Commençons, si vous le voulez bien, par l'énigme des Plissements de la surface. C'est un fait, connu de

tout le monde, que le visage de la Terre se déforme continuellement. Le changement est imperceptible, pour nous, d'un jour au jour suivant, d'une année à l'année suivante; il est réel pourtant, et, pendant que je vous parle, la face terrestre se modifie. D'une période géologique à une autre, ses divers traits se sont transformés, parfois totalement. Un homme qui aurait vécu pendant l'ère primaire, ou pendant l'ère secondaire, et qui, après un sommeil fabuleusement prolongé, se réveillerait maintenant et regarderait la planète, ne reconnaîtrait plus rien de son ancienne géographie: les mers sont différentes et aussi les montagnes. Cette incessante déformation procède de quatre causes : l'érosion, qui use les reliefs; la sédimentation, qui comble les creux; les mouvements verticaux, qui soulèvent momentanément un continent ou un fond de mer, et qui, par contre, au même instant, abaissent les régions voisines; enfin, les plissements, qui sont la manifestation extérieure des déplacements horizontaux ou tangentiels. Des quatre causes que je viens d'énumérer, deux seulement, les deux dernières, sont énigmatiques. Nous constatons leurs effets; mais nous ignorons et la raison de leur existence et la vitesse, assurément variable, de leur action. Pourquoi cette portion de la surface s'abaisse-t-elle, et pourquoi cette autre portion s'élève-t-elle ? Pourquoi se forme-t-il, ici, tout un système de plis parallèles, comme si un fuseau du sphéroïde s'écrasait par le rapprochement de ses deux bords? Ces mouvements ont-ils été lents ou rapides, par rapport à la durée énorme des intervalles de temps qu'on appelle les périodes géologiques? Questions auxquelles nous ne pouvons pas répondre.

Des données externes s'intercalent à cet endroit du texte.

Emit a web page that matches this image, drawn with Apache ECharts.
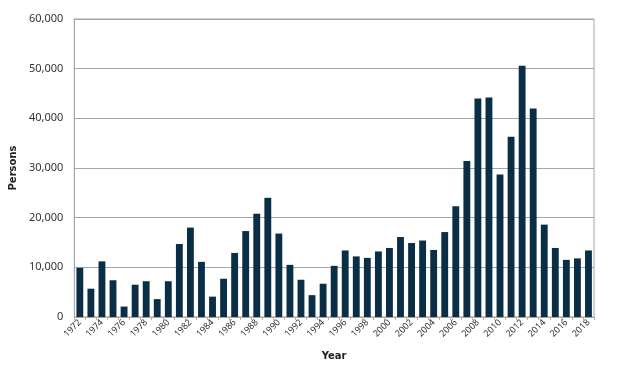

L'importance de la quatrième cause saute aux yeux. Les déplacements horizontaux, ou tangentiels, de la surface sont le trait le plus caractéristique de la déformation terrestre. Chacune de nos chaînes de montagnes

est un faisceau de plis, à peu près parallèles, faisceau rectiligne sur de longs parcours et devenant, çà et là, sinueux, comme s'il se moulait sur le bord accidenté d'un obstacle résistant; dans chacune d'elles, le nombre des plis est énorme; beaucoup de ces plis sont déversés, et presque tous dans le même sens; le déversement va souvent jusqu'à les coucher les uns sur les autres, et l'on constate alors que certains de ces plis couchés ont cheminé sur leur substratum de plis, en se laminant, en s'étirant, en diminuant d'épaisseur, parfois en se tronçonnant; ailleurs, tout un paquet d'assises ou de roches apparaît, venu de loin, posé sur le système plissé, sans que l'on puisse dire si ce paquet est un fragment de pli couché, ou un morceau transporté en surface, par simple translation et sans plissement préalable, du bord de la région soumise au resserrement et à l'écrasement; ailleurs encore, on croit voir un coin gigantesque, formé d'autres roches et d'autres assises, venu de loin lui aussi, mais souterrainement, et parce qu'il a été chassé violemment entre deux zones superposées de l'empilement des plis et des nappes. On peut, dans certains cas, évaluer l'amplitude du déplacement horizontal qui se traduit par ces divers phénomènes : elle dépasse souvent cent kilomètres; elle peut aller à plus de deux cents kilomètres. Ni le processus des déplacements, ni leur amplitude, ne paraissent avoir sensiblement changé au cours des âges: les très vieilles chaînes de montagnes, aujourd'hui presque entièrement ruinées et dont nous exhumons péniblement la lointaine histoire, sont faites comme l'Himalaya, les Alpes, les Montagnes Rocheuses et les Andes; on y trouve les mêmes phénomènes de plis couchés et de charriages, ct les transports de plis et de nappes n'y ont été, dans leur ensemble, ni plus grands, ni moindres. Il est donc bien vrai de dire que la surface terrestre se déforme en se plissant ou en se ridant.